Directive:
Going through the material below, please gather all lines with the word "React" in them.

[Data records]
━━━━━━━━━━━━━━━━━━━━

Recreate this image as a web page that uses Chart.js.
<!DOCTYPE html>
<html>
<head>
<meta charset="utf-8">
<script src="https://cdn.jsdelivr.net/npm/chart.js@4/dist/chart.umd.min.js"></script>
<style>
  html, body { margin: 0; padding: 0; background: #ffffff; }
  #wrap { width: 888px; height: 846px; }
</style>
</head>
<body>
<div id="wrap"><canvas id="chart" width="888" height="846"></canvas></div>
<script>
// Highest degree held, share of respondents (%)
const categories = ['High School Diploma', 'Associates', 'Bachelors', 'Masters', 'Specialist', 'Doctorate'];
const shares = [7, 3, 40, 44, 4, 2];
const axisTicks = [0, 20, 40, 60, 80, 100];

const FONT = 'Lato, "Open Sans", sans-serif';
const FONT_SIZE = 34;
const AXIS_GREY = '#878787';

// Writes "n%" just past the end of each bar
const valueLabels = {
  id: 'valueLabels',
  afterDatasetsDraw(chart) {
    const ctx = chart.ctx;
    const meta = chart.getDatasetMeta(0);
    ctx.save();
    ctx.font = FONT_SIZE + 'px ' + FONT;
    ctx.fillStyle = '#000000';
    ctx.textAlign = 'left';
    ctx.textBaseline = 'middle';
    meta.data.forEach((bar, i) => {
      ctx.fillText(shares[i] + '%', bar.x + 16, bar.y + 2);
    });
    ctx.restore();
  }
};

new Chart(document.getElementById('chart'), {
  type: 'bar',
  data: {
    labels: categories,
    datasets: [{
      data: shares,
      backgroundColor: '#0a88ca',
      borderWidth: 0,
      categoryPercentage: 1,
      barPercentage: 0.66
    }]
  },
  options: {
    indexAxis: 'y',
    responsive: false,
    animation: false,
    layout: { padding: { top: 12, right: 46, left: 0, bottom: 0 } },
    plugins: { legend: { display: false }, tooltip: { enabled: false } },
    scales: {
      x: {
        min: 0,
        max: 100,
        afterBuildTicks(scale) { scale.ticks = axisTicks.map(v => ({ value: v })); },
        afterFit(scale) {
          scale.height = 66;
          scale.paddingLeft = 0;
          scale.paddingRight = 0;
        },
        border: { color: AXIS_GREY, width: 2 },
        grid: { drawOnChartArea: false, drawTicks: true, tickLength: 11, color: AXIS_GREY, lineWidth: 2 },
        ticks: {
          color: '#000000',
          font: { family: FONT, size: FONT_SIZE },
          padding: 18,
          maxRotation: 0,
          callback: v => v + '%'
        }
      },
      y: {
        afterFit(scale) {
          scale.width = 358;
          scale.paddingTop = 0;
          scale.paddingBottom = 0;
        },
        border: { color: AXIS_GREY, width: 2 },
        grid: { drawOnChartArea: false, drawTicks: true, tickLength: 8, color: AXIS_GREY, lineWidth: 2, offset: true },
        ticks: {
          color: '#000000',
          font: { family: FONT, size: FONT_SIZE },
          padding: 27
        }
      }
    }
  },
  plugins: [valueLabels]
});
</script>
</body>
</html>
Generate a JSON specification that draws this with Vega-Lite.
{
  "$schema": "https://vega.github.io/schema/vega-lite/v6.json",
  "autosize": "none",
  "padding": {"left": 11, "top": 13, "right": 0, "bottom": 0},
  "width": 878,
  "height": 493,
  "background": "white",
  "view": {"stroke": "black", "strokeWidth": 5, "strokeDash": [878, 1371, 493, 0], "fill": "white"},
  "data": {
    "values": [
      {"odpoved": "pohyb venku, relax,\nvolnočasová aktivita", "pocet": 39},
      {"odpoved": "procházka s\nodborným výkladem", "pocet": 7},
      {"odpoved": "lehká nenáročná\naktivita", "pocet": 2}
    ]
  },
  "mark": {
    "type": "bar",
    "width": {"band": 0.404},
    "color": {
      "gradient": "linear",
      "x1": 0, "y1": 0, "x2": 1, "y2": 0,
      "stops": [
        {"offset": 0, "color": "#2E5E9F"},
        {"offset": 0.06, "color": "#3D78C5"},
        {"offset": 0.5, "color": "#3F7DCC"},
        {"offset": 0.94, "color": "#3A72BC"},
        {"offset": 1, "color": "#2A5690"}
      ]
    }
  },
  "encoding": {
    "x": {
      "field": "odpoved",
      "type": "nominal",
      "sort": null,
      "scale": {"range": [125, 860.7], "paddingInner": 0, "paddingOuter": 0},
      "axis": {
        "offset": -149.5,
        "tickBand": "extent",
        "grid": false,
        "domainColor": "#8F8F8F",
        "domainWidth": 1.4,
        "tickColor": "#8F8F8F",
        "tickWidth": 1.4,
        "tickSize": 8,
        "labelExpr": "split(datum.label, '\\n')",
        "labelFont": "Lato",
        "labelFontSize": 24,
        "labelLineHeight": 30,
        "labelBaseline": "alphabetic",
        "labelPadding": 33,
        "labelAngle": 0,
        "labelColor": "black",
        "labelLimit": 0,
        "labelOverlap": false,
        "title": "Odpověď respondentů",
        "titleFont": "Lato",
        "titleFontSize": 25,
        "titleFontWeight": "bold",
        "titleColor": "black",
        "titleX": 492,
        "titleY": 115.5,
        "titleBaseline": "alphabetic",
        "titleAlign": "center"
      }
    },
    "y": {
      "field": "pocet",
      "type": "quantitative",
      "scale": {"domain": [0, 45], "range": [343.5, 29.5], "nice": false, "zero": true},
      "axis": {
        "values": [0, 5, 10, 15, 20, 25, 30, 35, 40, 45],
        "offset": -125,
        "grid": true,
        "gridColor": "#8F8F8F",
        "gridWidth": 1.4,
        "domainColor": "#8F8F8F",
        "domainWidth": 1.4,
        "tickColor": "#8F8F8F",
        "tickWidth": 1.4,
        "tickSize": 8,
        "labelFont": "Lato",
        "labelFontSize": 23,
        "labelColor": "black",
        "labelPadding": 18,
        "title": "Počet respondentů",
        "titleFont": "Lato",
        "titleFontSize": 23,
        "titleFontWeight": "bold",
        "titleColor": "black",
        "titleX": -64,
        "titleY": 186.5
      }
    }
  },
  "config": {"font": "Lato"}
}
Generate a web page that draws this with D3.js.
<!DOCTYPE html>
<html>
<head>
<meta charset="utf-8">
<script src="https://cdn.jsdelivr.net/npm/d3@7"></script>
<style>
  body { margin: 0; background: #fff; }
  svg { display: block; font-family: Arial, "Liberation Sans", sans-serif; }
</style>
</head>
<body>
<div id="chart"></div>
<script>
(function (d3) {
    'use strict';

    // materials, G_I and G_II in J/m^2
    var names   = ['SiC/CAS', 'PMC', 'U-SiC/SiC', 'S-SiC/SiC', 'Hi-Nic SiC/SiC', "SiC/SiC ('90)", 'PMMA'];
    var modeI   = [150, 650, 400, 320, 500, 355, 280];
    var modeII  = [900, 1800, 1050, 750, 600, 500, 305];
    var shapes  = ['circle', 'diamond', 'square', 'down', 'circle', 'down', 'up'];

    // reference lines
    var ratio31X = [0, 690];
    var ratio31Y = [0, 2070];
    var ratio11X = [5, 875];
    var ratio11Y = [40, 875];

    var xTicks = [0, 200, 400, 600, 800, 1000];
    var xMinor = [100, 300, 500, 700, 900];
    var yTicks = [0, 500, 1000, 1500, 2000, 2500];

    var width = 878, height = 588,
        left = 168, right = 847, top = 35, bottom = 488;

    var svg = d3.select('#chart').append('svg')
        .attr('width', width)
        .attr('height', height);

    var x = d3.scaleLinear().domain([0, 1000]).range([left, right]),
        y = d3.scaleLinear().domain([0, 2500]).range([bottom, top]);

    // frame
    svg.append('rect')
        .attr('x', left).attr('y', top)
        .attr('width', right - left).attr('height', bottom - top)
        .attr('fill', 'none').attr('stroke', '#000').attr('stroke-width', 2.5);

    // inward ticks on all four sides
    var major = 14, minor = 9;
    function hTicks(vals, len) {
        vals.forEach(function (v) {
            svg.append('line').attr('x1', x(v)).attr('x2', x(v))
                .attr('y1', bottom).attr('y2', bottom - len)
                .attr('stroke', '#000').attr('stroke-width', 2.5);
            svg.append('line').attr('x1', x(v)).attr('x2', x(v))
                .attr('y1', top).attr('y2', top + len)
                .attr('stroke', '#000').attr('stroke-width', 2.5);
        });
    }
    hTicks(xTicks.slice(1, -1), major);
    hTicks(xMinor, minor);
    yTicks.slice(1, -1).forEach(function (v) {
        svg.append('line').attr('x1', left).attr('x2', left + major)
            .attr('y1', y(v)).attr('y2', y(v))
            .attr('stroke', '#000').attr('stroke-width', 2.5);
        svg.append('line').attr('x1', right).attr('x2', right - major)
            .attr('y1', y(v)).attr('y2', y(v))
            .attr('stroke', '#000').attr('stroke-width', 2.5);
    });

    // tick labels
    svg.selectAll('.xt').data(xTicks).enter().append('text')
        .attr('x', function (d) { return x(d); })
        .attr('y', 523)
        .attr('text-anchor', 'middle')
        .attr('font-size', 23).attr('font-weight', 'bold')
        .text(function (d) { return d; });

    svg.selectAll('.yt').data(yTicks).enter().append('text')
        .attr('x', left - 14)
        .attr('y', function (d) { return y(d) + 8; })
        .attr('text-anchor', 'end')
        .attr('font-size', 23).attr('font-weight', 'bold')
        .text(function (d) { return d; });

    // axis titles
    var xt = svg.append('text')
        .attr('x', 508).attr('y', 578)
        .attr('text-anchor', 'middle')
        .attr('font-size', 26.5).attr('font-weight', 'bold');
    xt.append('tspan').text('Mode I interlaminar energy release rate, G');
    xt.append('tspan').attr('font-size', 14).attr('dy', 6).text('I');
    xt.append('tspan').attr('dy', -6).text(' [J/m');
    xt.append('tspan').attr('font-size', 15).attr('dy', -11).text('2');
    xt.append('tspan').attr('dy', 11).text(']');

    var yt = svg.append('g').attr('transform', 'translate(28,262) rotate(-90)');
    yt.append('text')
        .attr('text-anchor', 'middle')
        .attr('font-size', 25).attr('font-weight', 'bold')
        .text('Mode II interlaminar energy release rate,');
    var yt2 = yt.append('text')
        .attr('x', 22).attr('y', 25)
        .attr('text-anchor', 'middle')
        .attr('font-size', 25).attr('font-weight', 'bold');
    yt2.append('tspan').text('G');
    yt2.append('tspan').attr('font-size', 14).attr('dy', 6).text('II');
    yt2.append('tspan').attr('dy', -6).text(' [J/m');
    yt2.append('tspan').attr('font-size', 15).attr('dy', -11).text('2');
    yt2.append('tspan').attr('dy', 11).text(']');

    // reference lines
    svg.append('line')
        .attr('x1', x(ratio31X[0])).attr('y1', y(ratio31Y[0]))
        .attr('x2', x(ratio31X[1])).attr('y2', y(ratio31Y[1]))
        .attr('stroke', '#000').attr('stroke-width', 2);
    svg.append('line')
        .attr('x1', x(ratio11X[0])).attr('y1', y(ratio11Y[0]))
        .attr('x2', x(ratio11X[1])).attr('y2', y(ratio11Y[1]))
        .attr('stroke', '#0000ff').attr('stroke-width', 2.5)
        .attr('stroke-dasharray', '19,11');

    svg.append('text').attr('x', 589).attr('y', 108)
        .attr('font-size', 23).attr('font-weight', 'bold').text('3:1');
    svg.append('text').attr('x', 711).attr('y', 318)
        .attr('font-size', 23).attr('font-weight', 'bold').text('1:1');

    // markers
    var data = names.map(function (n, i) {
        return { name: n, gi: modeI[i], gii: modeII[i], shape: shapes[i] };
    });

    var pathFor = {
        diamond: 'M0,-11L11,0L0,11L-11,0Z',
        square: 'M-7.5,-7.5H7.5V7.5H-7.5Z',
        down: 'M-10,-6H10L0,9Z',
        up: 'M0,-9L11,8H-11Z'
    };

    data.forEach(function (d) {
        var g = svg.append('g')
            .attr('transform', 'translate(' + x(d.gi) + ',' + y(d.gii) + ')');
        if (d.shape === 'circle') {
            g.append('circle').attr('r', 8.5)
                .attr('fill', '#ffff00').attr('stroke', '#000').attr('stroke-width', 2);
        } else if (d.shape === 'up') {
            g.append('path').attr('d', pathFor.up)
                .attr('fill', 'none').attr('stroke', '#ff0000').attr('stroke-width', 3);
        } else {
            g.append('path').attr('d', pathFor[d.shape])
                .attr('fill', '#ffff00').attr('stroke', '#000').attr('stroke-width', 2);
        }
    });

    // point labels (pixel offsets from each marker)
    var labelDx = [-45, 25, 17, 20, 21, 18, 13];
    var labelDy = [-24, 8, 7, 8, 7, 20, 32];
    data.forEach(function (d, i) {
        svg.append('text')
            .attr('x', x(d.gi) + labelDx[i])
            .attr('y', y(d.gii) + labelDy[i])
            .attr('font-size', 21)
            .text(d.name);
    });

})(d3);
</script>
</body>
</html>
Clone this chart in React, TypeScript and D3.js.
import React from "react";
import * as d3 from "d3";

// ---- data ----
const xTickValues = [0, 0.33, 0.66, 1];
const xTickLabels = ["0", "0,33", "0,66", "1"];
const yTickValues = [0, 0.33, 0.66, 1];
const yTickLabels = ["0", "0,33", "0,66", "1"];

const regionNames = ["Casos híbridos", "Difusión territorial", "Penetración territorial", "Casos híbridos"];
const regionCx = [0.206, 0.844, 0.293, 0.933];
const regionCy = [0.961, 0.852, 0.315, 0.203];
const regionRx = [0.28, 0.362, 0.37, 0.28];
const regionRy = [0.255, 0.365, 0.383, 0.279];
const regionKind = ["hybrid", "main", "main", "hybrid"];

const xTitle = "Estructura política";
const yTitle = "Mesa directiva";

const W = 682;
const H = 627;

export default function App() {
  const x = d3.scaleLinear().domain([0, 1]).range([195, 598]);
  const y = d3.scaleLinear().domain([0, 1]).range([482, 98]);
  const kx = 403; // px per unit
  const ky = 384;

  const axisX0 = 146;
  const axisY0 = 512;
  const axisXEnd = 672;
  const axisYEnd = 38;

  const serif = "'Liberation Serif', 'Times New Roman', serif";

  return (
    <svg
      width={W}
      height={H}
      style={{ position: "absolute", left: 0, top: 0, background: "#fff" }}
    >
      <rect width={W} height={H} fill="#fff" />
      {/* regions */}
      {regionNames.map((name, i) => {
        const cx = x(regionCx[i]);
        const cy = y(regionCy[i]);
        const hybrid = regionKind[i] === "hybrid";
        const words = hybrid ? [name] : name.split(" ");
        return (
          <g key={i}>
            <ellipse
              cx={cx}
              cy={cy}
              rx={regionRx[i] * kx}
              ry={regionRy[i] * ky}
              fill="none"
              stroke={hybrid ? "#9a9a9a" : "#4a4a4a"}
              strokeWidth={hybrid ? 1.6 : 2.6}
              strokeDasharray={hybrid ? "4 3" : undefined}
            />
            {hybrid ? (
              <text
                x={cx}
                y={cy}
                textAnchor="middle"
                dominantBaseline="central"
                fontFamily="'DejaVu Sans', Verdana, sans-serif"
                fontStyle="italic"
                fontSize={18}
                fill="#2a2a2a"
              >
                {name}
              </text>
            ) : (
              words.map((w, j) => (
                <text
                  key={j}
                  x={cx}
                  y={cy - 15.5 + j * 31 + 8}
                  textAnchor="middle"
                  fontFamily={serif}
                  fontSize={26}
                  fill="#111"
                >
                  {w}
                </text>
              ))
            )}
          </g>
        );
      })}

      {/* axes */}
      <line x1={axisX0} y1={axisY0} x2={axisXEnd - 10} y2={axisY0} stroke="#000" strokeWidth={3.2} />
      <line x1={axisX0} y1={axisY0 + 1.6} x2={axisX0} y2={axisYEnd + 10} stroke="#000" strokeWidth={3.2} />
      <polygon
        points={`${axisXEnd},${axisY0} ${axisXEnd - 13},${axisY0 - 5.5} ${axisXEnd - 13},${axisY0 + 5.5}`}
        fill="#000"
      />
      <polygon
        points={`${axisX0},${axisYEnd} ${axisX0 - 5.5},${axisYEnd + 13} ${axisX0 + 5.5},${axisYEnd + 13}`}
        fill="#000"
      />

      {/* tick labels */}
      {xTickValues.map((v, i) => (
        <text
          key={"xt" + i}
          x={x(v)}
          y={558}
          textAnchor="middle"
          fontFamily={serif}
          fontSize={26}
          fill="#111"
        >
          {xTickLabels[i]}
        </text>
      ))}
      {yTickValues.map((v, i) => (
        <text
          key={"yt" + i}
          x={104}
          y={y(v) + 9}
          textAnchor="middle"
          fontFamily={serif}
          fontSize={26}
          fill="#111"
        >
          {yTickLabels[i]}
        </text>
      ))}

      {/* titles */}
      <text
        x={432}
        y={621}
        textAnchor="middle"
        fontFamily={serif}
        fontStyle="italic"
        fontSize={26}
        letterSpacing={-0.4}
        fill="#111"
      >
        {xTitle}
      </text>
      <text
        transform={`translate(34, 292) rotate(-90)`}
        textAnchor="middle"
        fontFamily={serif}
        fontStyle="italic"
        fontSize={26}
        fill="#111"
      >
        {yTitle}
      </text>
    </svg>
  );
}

━━━━━━━━━━━━━━━━━━━━

Task result:
Clone this chart in React, TypeScript and D3.js.
import React from "react";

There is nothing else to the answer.